* DATA SEGMENT

>>>>

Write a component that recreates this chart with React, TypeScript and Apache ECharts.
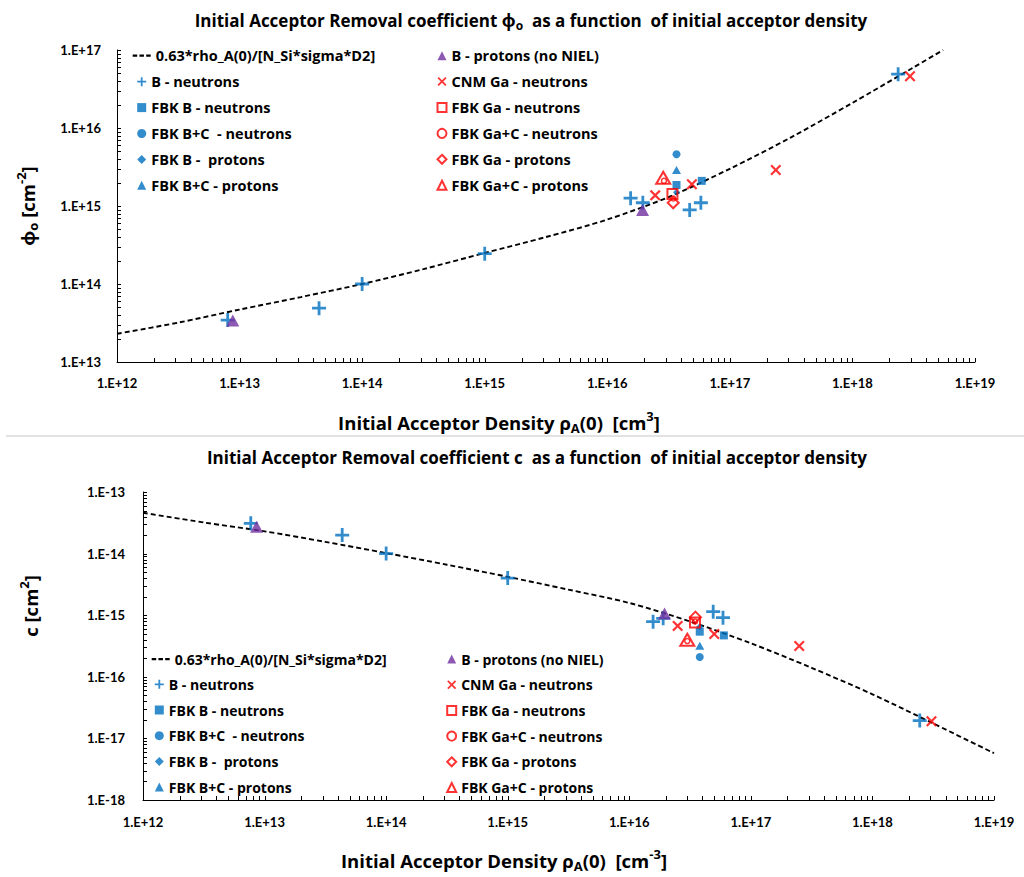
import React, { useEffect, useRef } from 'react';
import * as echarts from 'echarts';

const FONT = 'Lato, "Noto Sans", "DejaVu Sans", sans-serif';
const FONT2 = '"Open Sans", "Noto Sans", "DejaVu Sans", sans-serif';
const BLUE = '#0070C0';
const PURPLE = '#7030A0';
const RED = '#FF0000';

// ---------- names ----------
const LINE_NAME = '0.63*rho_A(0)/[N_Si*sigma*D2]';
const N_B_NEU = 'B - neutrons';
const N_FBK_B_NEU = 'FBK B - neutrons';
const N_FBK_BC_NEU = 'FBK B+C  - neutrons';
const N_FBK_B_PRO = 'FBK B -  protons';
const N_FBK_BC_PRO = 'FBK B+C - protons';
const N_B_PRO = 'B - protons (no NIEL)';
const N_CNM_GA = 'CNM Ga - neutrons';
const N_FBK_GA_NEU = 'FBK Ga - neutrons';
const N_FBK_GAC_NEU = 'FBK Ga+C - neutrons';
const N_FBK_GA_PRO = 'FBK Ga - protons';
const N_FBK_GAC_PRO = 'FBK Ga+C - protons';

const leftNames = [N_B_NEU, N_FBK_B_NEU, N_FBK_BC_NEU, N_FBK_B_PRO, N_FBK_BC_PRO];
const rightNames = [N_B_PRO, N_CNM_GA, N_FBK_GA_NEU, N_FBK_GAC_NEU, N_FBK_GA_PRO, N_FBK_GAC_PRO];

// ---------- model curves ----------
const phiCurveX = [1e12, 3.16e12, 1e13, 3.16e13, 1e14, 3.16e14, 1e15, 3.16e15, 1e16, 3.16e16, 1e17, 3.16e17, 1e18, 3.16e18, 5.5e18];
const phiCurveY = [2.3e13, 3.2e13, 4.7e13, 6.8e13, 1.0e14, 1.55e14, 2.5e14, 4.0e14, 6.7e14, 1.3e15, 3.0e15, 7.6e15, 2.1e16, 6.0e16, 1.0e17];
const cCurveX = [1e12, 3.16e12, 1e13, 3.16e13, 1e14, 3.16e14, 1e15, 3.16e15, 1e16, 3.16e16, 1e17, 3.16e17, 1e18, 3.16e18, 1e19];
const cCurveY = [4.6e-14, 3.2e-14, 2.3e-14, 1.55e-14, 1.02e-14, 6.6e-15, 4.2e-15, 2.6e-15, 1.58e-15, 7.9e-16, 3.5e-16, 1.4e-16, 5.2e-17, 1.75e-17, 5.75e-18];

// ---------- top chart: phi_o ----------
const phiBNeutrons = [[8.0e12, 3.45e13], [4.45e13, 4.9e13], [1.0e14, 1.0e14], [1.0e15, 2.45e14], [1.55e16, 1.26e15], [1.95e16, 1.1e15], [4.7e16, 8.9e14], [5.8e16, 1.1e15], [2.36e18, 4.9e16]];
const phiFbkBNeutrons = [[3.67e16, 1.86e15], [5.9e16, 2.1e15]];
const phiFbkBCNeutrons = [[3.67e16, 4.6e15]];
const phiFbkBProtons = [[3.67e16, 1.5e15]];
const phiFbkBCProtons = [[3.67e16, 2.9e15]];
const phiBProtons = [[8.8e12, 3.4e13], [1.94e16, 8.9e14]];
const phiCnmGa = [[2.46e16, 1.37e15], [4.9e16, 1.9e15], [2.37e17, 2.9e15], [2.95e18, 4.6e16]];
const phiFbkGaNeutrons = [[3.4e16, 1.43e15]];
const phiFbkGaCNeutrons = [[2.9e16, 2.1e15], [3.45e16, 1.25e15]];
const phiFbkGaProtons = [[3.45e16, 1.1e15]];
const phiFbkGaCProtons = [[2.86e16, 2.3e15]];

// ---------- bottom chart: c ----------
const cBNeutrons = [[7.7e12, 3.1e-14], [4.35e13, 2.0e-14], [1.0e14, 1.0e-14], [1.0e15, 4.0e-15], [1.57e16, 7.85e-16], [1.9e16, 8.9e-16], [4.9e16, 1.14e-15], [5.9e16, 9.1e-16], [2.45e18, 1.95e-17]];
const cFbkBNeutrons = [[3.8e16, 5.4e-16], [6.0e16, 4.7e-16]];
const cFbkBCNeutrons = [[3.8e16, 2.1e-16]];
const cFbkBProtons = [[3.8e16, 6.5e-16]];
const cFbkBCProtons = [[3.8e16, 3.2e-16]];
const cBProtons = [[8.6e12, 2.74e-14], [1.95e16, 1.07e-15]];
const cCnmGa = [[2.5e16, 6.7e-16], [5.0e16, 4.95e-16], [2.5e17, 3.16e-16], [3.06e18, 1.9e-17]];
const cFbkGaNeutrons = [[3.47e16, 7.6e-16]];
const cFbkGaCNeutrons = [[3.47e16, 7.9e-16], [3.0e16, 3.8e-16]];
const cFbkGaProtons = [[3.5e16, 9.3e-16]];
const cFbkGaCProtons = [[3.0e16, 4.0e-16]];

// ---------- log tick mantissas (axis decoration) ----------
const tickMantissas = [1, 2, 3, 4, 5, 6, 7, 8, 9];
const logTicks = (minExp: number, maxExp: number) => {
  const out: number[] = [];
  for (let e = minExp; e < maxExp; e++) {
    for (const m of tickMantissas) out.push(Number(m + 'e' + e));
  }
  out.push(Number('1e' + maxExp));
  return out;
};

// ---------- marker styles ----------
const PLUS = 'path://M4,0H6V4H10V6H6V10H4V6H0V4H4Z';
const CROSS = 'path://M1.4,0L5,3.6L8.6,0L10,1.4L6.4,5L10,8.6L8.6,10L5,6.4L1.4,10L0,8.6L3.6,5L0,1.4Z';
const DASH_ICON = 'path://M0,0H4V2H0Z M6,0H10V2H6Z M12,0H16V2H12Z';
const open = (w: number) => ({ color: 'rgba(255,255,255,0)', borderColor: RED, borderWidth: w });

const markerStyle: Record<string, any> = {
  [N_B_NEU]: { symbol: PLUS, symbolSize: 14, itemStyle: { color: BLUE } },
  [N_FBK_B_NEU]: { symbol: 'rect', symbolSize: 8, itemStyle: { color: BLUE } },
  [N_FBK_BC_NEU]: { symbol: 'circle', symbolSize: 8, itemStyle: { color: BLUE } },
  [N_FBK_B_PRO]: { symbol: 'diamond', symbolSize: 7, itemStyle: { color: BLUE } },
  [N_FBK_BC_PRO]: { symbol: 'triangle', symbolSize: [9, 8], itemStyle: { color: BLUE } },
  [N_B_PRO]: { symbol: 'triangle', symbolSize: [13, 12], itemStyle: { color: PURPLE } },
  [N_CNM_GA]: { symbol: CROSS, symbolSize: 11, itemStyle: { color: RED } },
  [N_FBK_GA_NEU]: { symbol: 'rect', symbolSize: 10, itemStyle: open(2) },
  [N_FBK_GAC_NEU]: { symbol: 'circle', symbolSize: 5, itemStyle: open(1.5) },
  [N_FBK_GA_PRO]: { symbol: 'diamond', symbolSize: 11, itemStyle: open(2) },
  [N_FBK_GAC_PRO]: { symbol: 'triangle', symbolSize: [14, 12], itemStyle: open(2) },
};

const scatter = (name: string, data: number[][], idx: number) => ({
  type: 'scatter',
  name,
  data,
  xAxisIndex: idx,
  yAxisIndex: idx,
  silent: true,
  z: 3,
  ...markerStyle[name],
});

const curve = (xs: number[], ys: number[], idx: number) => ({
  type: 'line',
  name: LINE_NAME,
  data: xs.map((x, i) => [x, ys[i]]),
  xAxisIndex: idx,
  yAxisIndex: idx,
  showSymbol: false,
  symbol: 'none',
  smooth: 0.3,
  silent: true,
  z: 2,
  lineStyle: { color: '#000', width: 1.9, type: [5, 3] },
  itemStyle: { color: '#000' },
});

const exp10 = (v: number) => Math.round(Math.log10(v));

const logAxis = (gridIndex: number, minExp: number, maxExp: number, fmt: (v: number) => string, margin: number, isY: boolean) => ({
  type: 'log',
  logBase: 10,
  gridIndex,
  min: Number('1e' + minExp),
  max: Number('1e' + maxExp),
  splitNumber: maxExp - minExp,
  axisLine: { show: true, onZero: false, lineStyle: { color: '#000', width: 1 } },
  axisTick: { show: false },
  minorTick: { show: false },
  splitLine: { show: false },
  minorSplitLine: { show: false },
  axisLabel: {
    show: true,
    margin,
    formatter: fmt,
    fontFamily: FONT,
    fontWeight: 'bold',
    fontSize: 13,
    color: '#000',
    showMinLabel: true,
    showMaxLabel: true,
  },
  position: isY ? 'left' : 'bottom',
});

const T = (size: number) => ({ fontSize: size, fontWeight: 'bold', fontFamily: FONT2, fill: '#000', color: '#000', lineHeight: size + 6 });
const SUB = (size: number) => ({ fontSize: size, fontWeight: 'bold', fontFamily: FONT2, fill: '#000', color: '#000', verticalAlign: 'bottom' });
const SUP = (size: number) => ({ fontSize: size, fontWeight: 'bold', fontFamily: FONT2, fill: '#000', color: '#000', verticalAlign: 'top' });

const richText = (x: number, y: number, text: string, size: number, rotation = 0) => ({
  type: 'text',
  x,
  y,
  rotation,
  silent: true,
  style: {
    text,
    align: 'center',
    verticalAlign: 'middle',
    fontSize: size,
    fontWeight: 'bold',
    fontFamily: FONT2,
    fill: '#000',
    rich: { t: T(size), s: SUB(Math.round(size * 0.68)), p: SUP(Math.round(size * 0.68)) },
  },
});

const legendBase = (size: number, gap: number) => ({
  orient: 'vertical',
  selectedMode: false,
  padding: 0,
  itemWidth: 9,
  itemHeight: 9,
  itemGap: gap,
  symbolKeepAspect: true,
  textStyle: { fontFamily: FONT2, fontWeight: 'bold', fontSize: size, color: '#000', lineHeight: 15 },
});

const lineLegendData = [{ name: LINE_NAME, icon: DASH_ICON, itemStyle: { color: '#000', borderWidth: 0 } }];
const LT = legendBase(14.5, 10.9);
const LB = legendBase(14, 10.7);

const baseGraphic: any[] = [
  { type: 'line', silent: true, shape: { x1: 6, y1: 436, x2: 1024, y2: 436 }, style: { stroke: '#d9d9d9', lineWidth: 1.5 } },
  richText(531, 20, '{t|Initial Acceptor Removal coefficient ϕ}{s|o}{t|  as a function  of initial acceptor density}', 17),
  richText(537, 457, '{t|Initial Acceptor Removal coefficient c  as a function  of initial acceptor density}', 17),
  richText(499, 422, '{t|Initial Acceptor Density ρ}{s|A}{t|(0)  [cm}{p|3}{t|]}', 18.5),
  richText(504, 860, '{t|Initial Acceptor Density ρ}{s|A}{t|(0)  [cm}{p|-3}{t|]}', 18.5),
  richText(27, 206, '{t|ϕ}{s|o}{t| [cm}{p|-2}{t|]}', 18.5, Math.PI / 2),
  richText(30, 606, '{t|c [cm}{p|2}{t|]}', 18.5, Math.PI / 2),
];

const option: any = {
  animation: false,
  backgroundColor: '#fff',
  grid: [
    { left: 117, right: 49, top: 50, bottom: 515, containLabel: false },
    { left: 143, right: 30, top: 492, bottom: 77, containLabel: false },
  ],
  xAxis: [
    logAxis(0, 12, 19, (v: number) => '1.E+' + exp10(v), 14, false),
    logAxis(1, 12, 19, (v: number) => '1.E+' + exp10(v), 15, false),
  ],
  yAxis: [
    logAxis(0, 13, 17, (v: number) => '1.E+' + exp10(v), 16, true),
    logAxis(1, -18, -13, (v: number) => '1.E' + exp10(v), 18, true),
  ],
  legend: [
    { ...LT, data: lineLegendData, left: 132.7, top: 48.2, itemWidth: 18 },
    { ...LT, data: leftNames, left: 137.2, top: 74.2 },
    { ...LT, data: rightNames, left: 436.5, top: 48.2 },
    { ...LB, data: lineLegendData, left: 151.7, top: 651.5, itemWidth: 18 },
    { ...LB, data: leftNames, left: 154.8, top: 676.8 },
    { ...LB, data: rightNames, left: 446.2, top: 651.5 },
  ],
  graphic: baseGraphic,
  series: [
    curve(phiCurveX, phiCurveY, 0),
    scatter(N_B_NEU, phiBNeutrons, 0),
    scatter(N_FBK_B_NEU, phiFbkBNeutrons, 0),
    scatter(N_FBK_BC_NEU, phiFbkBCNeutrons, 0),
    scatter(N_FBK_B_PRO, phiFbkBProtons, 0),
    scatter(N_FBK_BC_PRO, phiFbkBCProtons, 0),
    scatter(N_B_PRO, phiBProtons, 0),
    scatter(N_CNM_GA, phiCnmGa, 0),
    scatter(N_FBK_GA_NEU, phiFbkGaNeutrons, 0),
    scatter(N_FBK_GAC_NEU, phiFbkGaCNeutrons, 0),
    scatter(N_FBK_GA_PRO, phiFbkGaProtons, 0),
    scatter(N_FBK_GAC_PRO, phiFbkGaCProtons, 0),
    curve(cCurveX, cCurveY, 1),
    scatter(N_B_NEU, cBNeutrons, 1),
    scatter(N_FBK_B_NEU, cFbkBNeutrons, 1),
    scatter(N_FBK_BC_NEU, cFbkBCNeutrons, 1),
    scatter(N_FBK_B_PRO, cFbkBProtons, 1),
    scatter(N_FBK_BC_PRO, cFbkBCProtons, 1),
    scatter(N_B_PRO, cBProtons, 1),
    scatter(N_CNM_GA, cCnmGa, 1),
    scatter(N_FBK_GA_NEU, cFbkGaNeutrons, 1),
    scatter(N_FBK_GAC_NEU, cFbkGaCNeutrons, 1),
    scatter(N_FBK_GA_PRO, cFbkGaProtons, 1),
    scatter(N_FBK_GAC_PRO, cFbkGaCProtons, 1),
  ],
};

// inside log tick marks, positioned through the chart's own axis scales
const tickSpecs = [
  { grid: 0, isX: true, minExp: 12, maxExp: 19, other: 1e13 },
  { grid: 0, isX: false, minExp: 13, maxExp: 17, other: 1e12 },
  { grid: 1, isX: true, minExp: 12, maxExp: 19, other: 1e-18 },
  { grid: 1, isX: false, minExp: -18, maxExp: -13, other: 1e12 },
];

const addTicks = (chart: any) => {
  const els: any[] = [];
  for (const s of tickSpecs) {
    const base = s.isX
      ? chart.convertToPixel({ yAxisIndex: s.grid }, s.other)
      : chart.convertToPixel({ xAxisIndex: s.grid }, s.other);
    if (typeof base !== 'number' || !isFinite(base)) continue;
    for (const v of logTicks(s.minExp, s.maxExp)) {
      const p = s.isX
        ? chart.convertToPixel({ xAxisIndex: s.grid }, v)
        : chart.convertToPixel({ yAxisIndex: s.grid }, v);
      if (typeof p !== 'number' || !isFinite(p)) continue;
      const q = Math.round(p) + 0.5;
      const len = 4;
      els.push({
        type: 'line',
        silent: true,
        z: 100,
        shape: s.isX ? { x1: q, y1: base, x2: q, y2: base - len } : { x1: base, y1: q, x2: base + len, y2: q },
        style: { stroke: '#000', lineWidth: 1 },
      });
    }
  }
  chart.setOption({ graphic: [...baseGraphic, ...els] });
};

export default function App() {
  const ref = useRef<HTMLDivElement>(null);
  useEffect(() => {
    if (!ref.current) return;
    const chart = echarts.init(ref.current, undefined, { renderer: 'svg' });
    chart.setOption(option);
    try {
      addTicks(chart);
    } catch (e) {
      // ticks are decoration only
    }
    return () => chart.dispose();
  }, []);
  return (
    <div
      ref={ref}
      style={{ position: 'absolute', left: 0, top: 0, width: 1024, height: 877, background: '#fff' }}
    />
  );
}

<<<<

Write out an exact copy of the listing, first line through the line containing "N_FBK_GAC_NEU, N_FBK_GA_PRO, N_FBK_GAC_PRO];", with the pictures left out.

* RESULT OF THE TASK
Write a component that recreates this chart with React, TypeScript and Apache ECharts.
import React, { useEffect, useRef } from 'react';
import * as echarts from 'echarts';

const FONT = 'Lato, "Noto Sans", "DejaVu Sans", sans-serif';
const FONT2 = '"Open Sans", "Noto Sans", "DejaVu Sans", sans-serif';
const BLUE = '#0070C0';
const PURPLE = '#7030A0';
const RED = '#FF0000';

// ---------- names ----------
const LINE_NAME = '0.63*rho_A(0)/[N_Si*sigma*D2]';
const N_B_NEU = 'B - neutrons';
const N_FBK_B_NEU = 'FBK B - neutrons';
const N_FBK_BC_NEU = 'FBK B+C  - neutrons';
const N_FBK_B_PRO = 'FBK B -  protons';
const N_FBK_BC_PRO = 'FBK B+C - protons';
const N_B_PRO = 'B - protons (no NIEL)';
const N_CNM_GA = 'CNM Ga - neutrons';
const N_FBK_GA_NEU = 'FBK Ga - neutrons';
const N_FBK_GAC_NEU = 'FBK Ga+C - neutrons';
const N_FBK_GA_PRO = 'FBK Ga - protons';
const N_FBK_GAC_PRO = 'FBK Ga+C - protons';

const leftNames = [N_B_NEU, N_FBK_B_NEU, N_FBK_BC_NEU, N_FBK_B_PRO, N_FBK_BC_PRO];
const rightNames = [N_B_PRO, N_CNM_GA, N_FBK_GA_NEU, N_FBK_GAC_NEU, N_FBK_GA_PRO, N_FBK_GAC_PRO];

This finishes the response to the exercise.